China is expected to fund the cost of the turbines but has wisely decided to wait until the project reaches that stage; if it ever gets there. The World Bank has thus far committed some US$230 million for the grid extension. The biggest problem faced by all stake holders is that the Ethiopian Government has up-to-date been very secretive about the project and all the stakeholders are frustrated about the lack of transparency in the project, it’s impact study and other related documentation.

The contract for construction of the dam was given to the Italian company Salini without any prior competitive bidding process. Salini is also currently engaged in constructing another of Ethiopia’s hydro electric dams, the Gibe III dam on the Omo River.

Norway, a key donor nation had thitherto been busy designing two other Nile dams got a rude awakening when learning of the GERD project process through parties other than the official channels sheepishly realized that she had just wasted almost US$3 million of taxpayer money. Their designs were no longer required as the Grand Ethiopian Renaissance Dam was now the order of the day. It is internationally widely agreed that the GERD project was poorly planned and the expected output capacity of 6000 MW grossly exaggerated.

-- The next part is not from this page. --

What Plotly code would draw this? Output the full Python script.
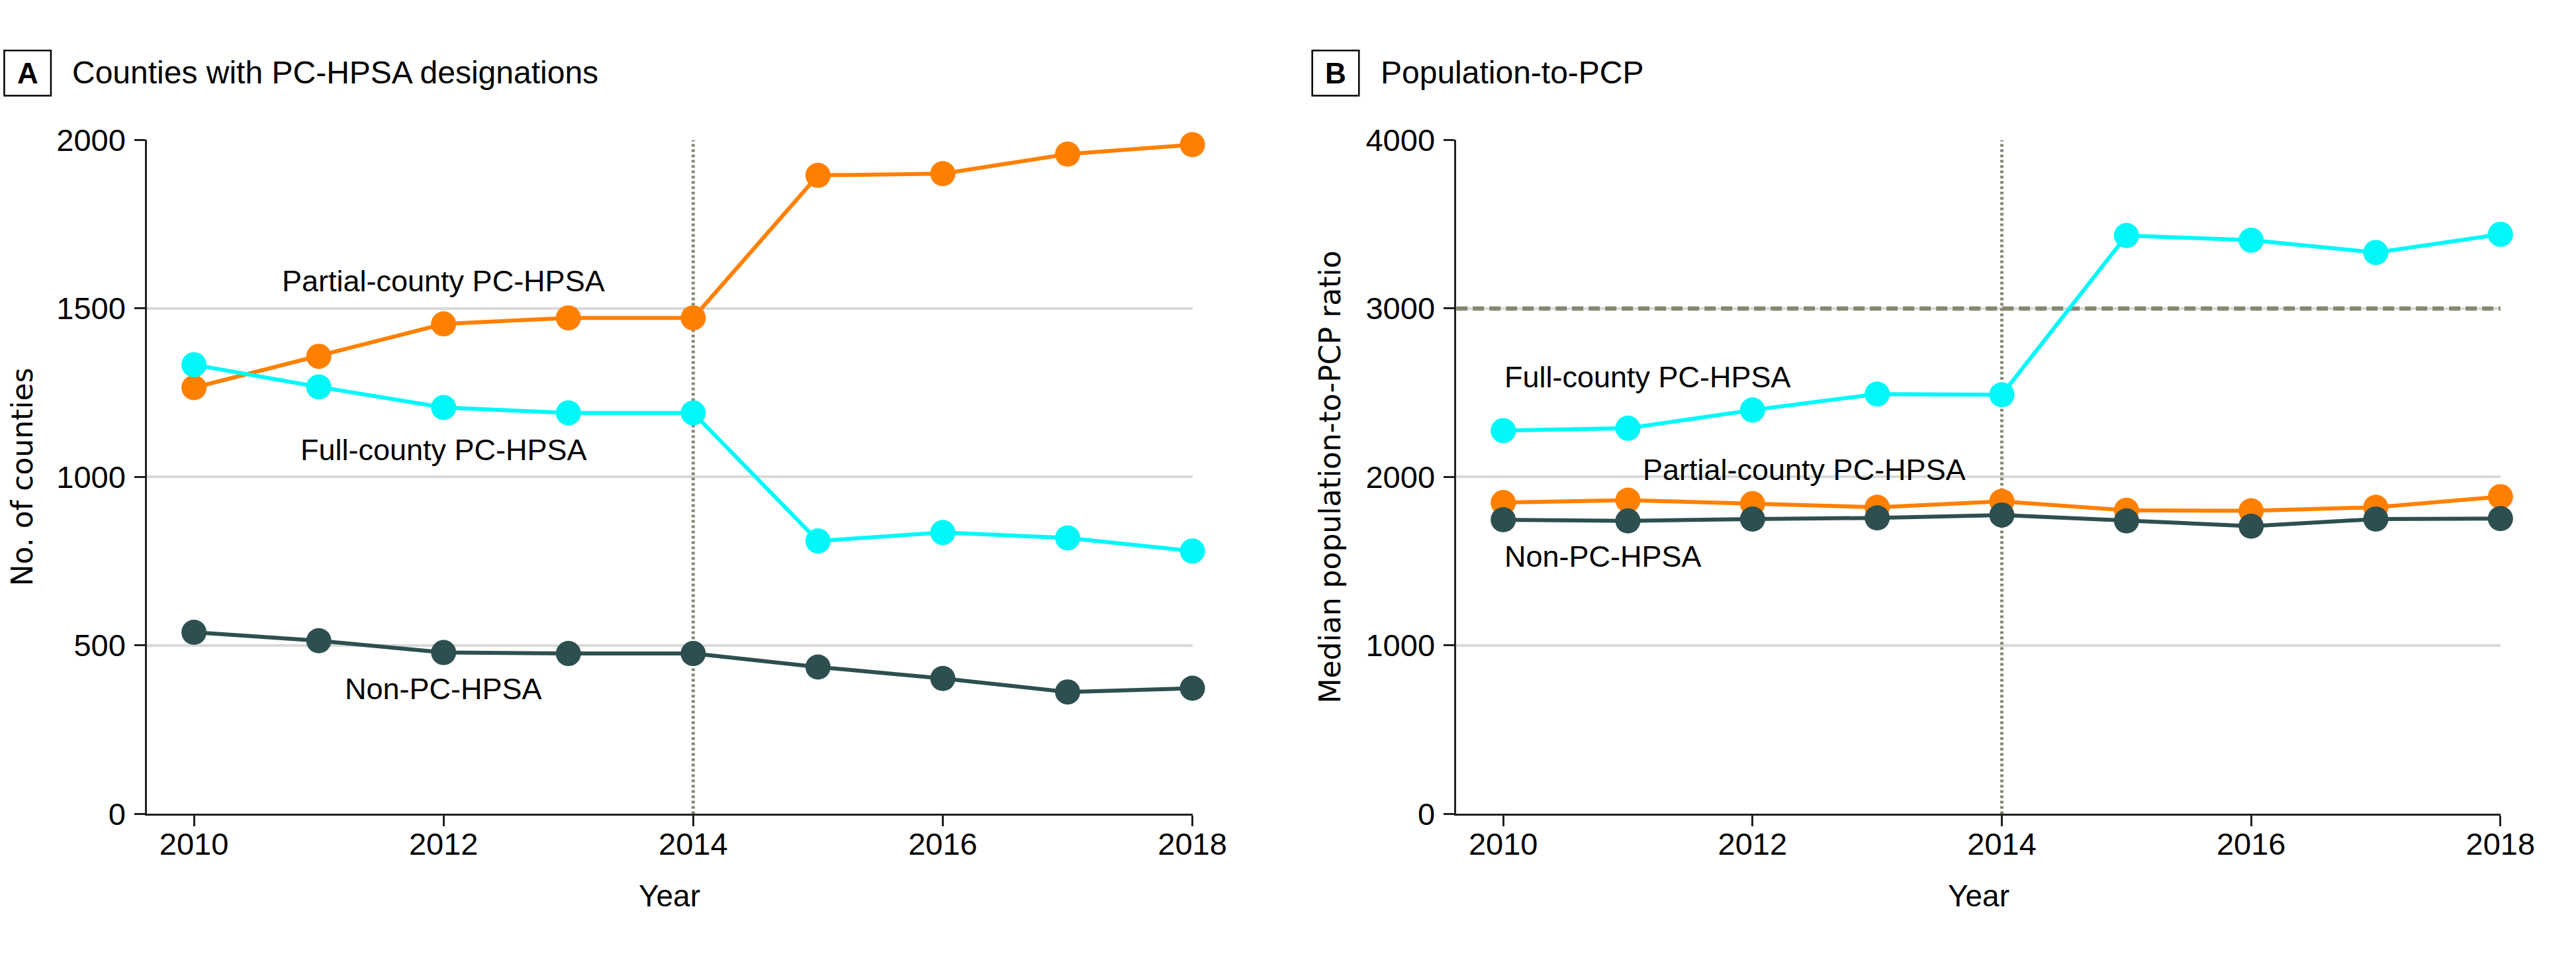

Should the Grand Ethiopian Renaissance dam ever become a reality, it will never reach the capacity that it is envisaged to generate and will have cost a lot more than initially budgeted; a budget the overoptimistic government thinks it will finance through the sale of dam bonds both inside Ethiopia and to the Ethiopian Diaspora. Those bonds have attracted more demonstrations by the Ethiopian diaspora in the US and Canada than the enthusiasm the government had hoped for.

The International Donor funders don’t want to be part of funding a dam that will strangle the water supply of Egypt and at the same time create massive ecological problems inside Ethiopia. The study is just not adequate enough and the Ethiopian authorities are not letting anyone else into it, not even Sudan and Egypt who will be directly affected by the negative impacts of the intrusion on the Nile.

The dream may yet turn into an ugly illusion just as President Afewerki tried to warn the demised Prime Minister Zenawi.